Aber die heutige Generation will nicht weggehen. Sie wollen zu Hause bleiben und ein Land aufbauen, in dem sie eine andere Meinung haben können und diese auch frei äußern dürfen. Ein Land, in dem sich die Wirtschaft öffnet und die Menschen die Möglichkeit haben, normal ihren Lebensunterhalt zu verdienen. Und so kämpfen die Kubaner weiter. Der Song Patria y Vida hat inzwischen zwei Latin Grammys gewonnen. Aber nicht alle, die daran mitgewirkt haben, konnten die Preise entgegennehmen.

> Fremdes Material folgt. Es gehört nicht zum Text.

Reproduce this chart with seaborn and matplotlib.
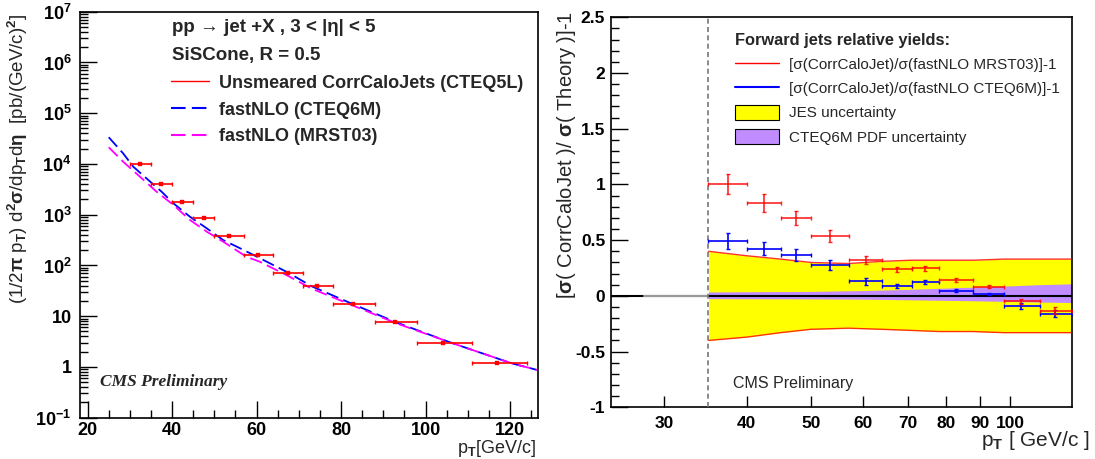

Der Sänger Maykel Osorbo ist nämlich im Gefängnis. Wie Hunderte andere politische Häftlinge. „Wie soll man das denn schafften, dabei nicht zu weinen und gleichzeitig Freunde zu empfinden?“, fragt mich der kubanische Schriftsteller Maikel Iglesias nach der Preisverleihung, und meint, das sei „ein Song mit Aussage, bewegend und repräsentativ für viele Generationen, die nicht in der Lage waren, ihre Wünsche gemeinsam und frei zu äußern.“ Aber gibt es tatsächlich eine Chance, das zu erreichen? Der Journalist Roberto Hechavarría ist Optimist. Die junge Generation wurde ihm zufolge in Armut geboren, sie glaubt nicht an die Ideologie der Regierung und will besser leben und besser essen. Und da sie wütend ist, könnte sie Erfolg haben.

Der kubanische Kulturwissenschaftler Enrique del Risco, der unter dem Namen Enrisco als Schriftsteller und Humorist bekannt, sieht alles etwas schwärzer. Das kubanische Regime sei darauf vorbereitet, man weiß genau, was 1989 in Osteuropa passiert ist. Man sah, wie sich die Armee auf die Seite des Volkes stellte und die Unruhen nicht unterdrückte. „Und so entstand die Idee, das Militär zum wichtigsten Unternehmer des Landes zu machen, der sechzig Prozent der Wirtschaft kontrolliert“, sagt er.

Del Risco zufolge steht auf der einen Seite ein hungerndes, frustriertes und verzweifeltes Volk, das jedoch kaum Möglichkeiten hat, sich zu organisieren, da alle Medien von der Regierung kontrolliert werden und auch die Telekommunikation in deren Händen liegt. Auf der anderen Seite steht ein Regime, das bis an die Zähne bewaffnet und zu allem fähig ist. „Zieht eure eigenen Schlüsse“, fügte del Risco hinzu.